The biggest crowds gathered in Berlin. But even there, the 20,000 marching under union banners were eclipsed by the groups of left- and right-wing radicals who battled with police in working-class districts. After a night of rioting, some 4,500 police armed with water cannon and tear gas struggled all day to restore order.
With unemployment at a post-war high and the government poised to embark on a severe austerity programme, union bosses had hoped for a heavy turn-out. Talks with the government and the employers broke down last week after Chancellor Helmut Kohl announced a package of welfare cuts and measures to loosen the labour market, which the unions say amount to an "employers' charter".
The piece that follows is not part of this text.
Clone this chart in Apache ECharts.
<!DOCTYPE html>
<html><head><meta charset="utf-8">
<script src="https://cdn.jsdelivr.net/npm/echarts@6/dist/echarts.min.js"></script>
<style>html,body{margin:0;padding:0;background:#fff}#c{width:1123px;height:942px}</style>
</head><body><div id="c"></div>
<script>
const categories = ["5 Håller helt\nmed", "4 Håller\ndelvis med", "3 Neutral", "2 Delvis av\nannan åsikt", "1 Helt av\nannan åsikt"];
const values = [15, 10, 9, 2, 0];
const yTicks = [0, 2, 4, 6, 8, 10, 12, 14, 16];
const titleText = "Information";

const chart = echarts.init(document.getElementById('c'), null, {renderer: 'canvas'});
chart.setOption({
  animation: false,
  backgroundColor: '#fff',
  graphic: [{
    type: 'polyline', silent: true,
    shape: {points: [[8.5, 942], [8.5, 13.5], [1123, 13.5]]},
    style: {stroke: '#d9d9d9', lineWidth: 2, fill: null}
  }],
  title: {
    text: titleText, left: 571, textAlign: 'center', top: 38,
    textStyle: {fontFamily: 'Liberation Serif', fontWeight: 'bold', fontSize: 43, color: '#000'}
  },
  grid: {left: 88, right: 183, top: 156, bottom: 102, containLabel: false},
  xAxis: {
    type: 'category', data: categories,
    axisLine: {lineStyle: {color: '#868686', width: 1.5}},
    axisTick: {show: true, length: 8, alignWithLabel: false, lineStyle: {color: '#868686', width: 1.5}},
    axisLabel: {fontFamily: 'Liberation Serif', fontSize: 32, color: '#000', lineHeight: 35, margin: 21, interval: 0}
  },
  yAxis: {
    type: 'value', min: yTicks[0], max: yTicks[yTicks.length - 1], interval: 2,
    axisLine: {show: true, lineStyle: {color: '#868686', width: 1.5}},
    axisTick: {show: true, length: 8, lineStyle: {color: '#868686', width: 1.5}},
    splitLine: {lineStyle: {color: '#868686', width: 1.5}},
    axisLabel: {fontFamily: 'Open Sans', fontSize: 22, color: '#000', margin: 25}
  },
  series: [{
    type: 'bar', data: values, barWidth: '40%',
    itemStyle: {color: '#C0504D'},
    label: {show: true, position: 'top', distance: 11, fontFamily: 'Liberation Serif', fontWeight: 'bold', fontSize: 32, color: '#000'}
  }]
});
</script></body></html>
But on yesterday's evidence, union bosses' fury with Mr Kohl and threats to mobilise workers appear to have found only a faint echo among their members. In Dortmund, at the heart of the Ruhr, a mere 5,000 gathered to hear the movement's most charismatic leader, Klaus Zwickel, head of the mighty IG-Metall.
A chorus of miners warmed up the crowd with a jazzed-up rendition of Beethoven's "Ode to Joy". Mr Zwickel donned a cloth cap for the occasion and came armed with ferocious rhetoric. "We will not hesitate for one moment to resort to all means available to the union struggle," he thundered.
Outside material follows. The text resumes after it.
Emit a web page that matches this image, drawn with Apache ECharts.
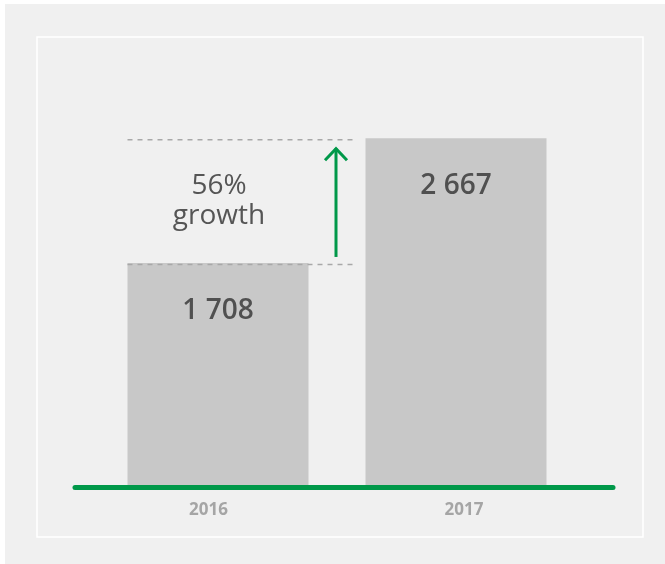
<!DOCTYPE html>
<html>
<head>
<meta charset="utf-8">
<script src="https://cdn.jsdelivr.net/npm/echarts@6/dist/echarts.min.js"></script>
<style>
html,body{margin:0;padding:0;background:#fff;}
#c{width:665px;height:564px;}
</style>
</head>
<body>
<div id="c"></div>
<script>
var categories = ['2016', '2017'];
var values = [1708, 2667];
var growthText = ['56%', 'growth'];

var GREEN = '#009849';
var chart = echarts.init(document.getElementById('c'), null, {renderer: 'canvas'});

function fmt(v) {
  return String(v).replace(/\B(?=(\d{3})+(?!\d))/g, ' ');
}

var BAR_W = 181;

chart.setOption({
  backgroundColor: '#ffffff',
  animation: false,
  grid: [
    {left: 99, right: 90, top: 95, bottom: 79},
    {left: 75, right: 52, top: 95, bottom: 76.5},
    {left: 80.75, right: 73.25, top: 95, bottom: 79}
  ],
  xAxis: [
    {
      type: 'category', gridIndex: 0, data: categories,
      axisLine: {show: false}, axisTick: {show: false}, axisLabel: {show: false}
    },
    {
      type: 'value', gridIndex: 1, min: 0, max: 1, z: 5,
      axisLine: {show: true, lineStyle: {color: GREEN, width: 5, cap: 'round'}},
      axisTick: {show: false}, axisLabel: {show: false}, splitLine: {show: false}
    },
    {
      type: 'category', gridIndex: 2, data: categories,
      axisLine: {show: false}, axisTick: {show: false},
      axisLabel: {margin: 17, color: '#a5a5a5', fontSize: 17, fontWeight: 'bold', fontFamily: 'Open Sans'}
    }
  ],
  yAxis: [
    {type: 'value', gridIndex: 0, min: 0, max: 3000, show: false, splitLine: {show: false}},
    {type: 'value', gridIndex: 1, min: 0, max: 1, show: false, splitLine: {show: false}},
    {type: 'value', gridIndex: 2, min: 0, max: 1, show: false, splitLine: {show: false}}
  ],
  series: [{
    type: 'bar',
    xAxisIndex: 0, yAxisIndex: 0,
    data: values,
    barWidth: BAR_W,
    itemStyle: {color: '#c8c8c8'},
    label: {
      show: true, position: 'insideTop', distance: 34,
      formatter: function (p) { return fmt(p.value); },
      color: '#505050', fontSize: 28, fontWeight: 600, fontFamily: 'Open Sans'
    }
  }]
});

function drawExtras() {
  var c0 = chart.convertToPixel({xAxisIndex: 0}, categories[0]);
  var c1 = chart.convertToPixel({xAxisIndex: 0}, categories[1]);
  var yLow = chart.convertToPixel({yAxisIndex: 0}, values[0]);
  var yHigh = chart.convertToPixel({yAxisIndex: 0}, values[1]);
  var xStart = c0 - BAR_W / 2;
  var xEnd = (c0 + c1) / 2 + 20;
  var ax = (c0 + c1) / 2 - 1;
  var dashStyle = {stroke: '#a8a8a8', lineWidth: 1.5, lineDash: [5, 5]};
  var ymid = (yLow + yHigh) / 2;
  chart.setOption({
    graphic: [
      {type: 'rect', z: -10, silent: true, shape: {x: 5, y: 4, width: 660, height: 560}, style: {fill: '#f0f0f0'}},
      {type: 'rect', z: -9, silent: true, shape: {x: 37, y: 37, width: 606, height: 500}, style: {fill: 'none', stroke: '#ffffff', lineWidth: 1.5}},
      {type: 'line', z: 10, shape: {x1: xStart, y1: yHigh + 1.5, x2: xEnd, y2: yHigh + 1.5}, style: dashStyle},
      {type: 'line', z: 10, shape: {x1: xStart, y1: yLow + 1.5, x2: xEnd, y2: yLow + 1.5}, style: dashStyle},
      {type: 'line', z: 10, shape: {x1: ax, y1: yLow - 6, x2: ax, y2: yHigh + 10}, style: {stroke: GREEN, lineWidth: 3}},
      {type: 'polyline', z: 10, shape: {points: [[ax - 11, yHigh + 22], [ax, yHigh + 10.5], [ax + 11, yHigh + 22]]}, style: {stroke: GREEN, lineWidth: 3, fill: 'none'}},
      {type: 'text', z: 10, x: c0 + 1, y: ymid, style: {
        text: growthText.join('\n'), fill: '#555555', fontSize: 28, fontFamily: 'Open Sans',
        align: 'center', verticalAlign: 'middle', lineHeight: 30
      }}
    ]
  });
}
drawExtras();
</script>
</body>
</html>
"We will not let the rights of the weak be wiped out. The time for talking is over, the time for action has arrived," he went on. The audience murmured its approval as representatives of the toiling masses of the Middle East loudly advertised their disparate causes.
Mr Zwickel, with a membership of nearly 3 million in the engineering sector, had just carried out the third U-turn of his career.
Last year he extracted a hefty pay rise for his members after a crippling strike, only to become a force of reason in the union movement. But his "Alliance for Jobs," a pact with employers and the government that proposed to freeze wages in exchange for a pledge to create more jobs, has been torn to shreds by Mr Kohl.
The Chancellor's own "Programme for Growth and Employment" seems designed to galvanise industry by cutting the cost of labour and making it easier to hire - and fire - workers.
As a result, Mr Zwickel and the other union leaders are back on the warpath, threatening to unleash a wave of strikes in the summer.
"This savings package is not a programme for growth and employment. It is a programme of social heartlessness," said Dieter Schulte, head of the Trade Union Federation, in Berlin. "We will resist it as hard as we can," he pledged.
From his point of view, the omens do not look good. Economic uncertainty and the torrent of worsening employment statistics has beaten many workers into submission. That is the message coming from the Ruhr, Berlin, and even Bremen, where thousands lost their jobs yesterday as the country's largest shipbuilder, Bremer Vulkan, went into liquidation.
The Baltic port, where the unemployment rate will now rise above 20 per cent, was to have been the focus of resistance to the government. But Bremen's workers and its freshly unemployed also stayed at home yesterday, evidently deciding that the unions were rattling their sabres in defence of a lost cause.